In Austria, eight times zones away from the disaster area, shoppers have reportedly been buying Geiger counters to measure the risk they face.
This is ridiculous and can be dangerous too. When I visited Belarus on the 20th anniversary of the Chernobyl catastrophe, doctors told me some of the biggest challenges were the mental health problems, of people who were sure they were contaminated and thus "doomed".
We need to understand what radiation is.
In the end, with radiation it all comes down to the dose, says The New Scientist’s Andy Coughlin. "Life has evolved on this planet with lots of radioactivity around the place. We are pretty hardy," he says. But he adds that when you are using nuclear reactors to generate power you are creating material in amounts that you wouldn’t find in nature, "so we have to be very careful how we handle it."

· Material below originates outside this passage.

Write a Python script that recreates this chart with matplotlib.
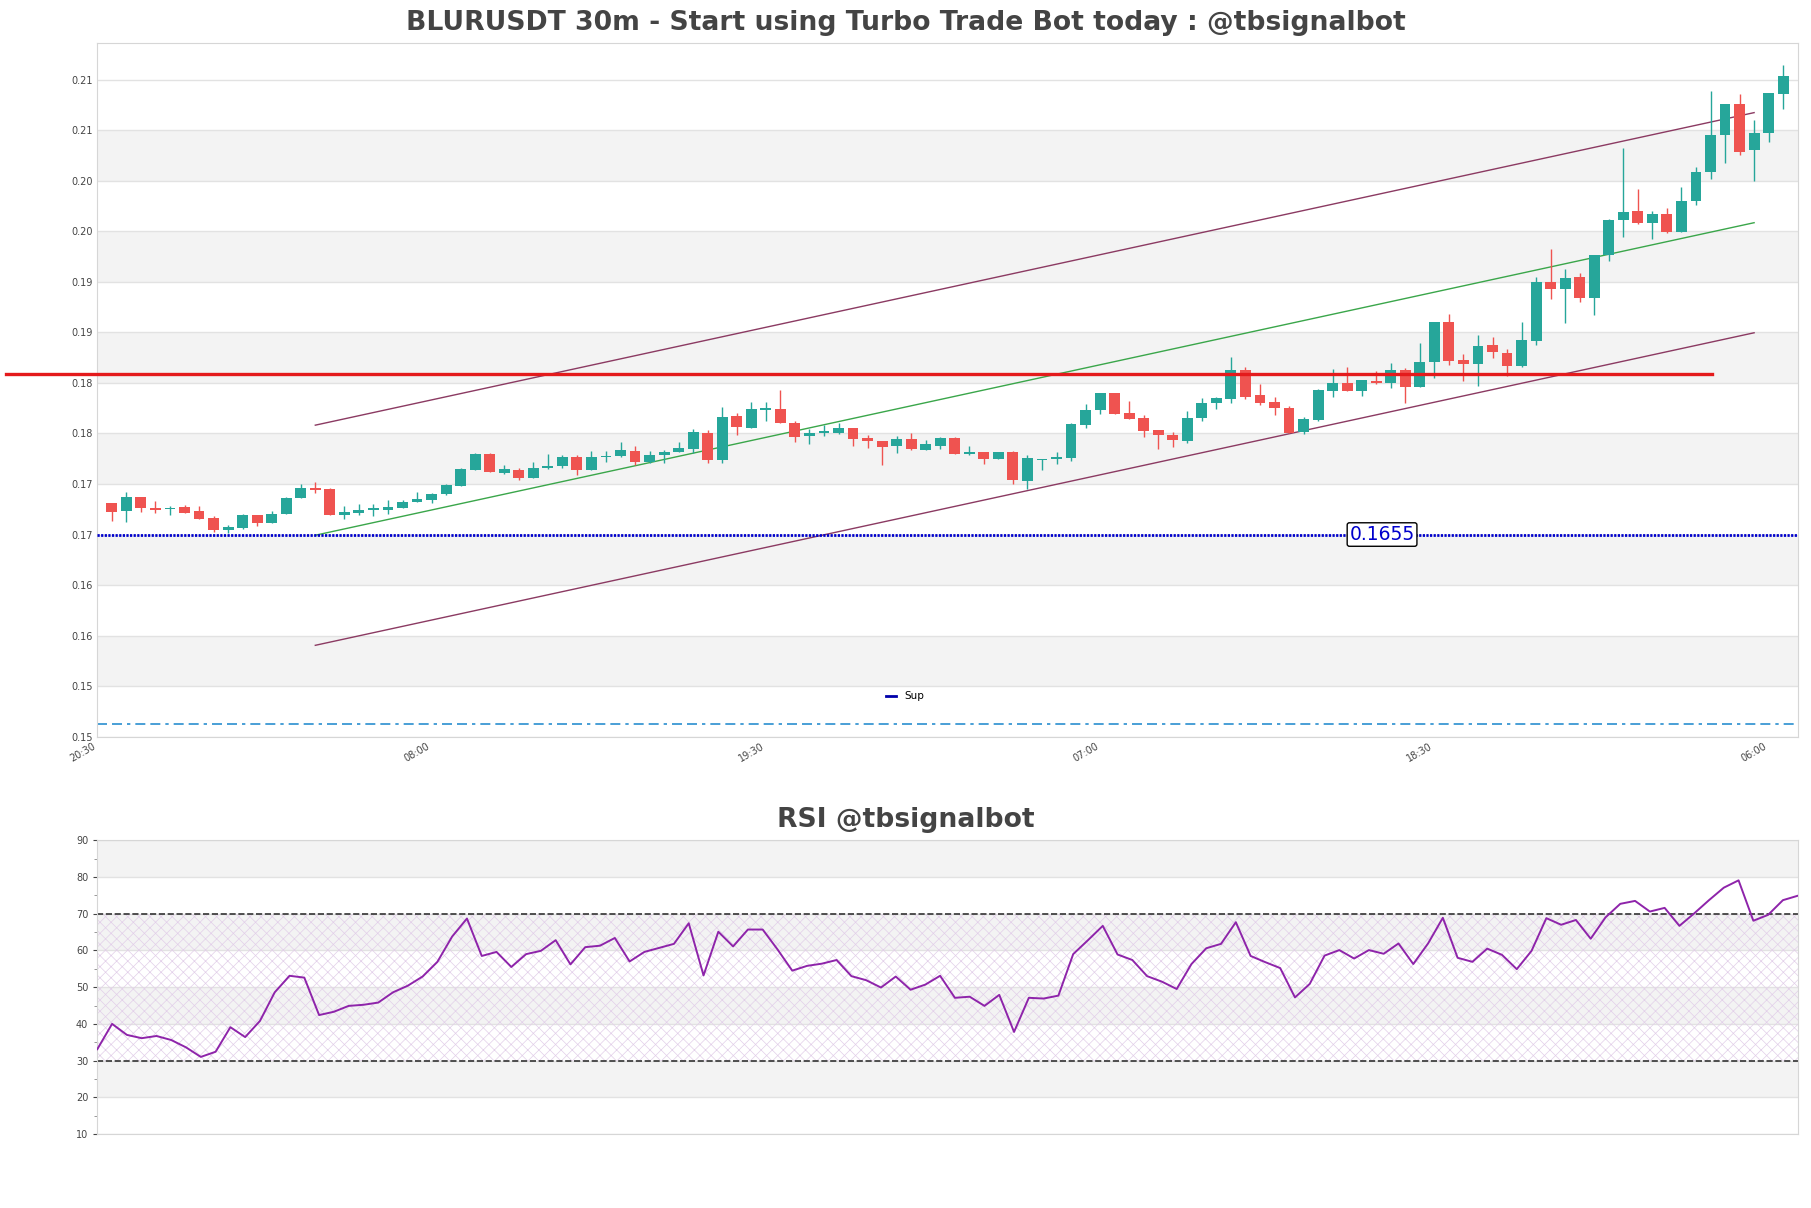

Japan thought it had been careful, so the lesson that many people have taken away from this crisis is that you simply can’t be careful enough. Nuclear proponents might tell us that the risks are not as big as we believe. But many are asking, why take those risks at all? Europe is unlikely to be struck by a 9.0 earthquake and ensuing tsunami, but there are other potential dangers including airplane-based terrorist attacks on nuclear facilities.
German Chancellor Angela Merkel told parliament that her goal was "to reach the age of renewable energy as soon as possible." Her words might have been partially aimed at shoring up support ahead of regional elections, but many Europeans will be hoping that that goal can be reached before the next disaster strikes.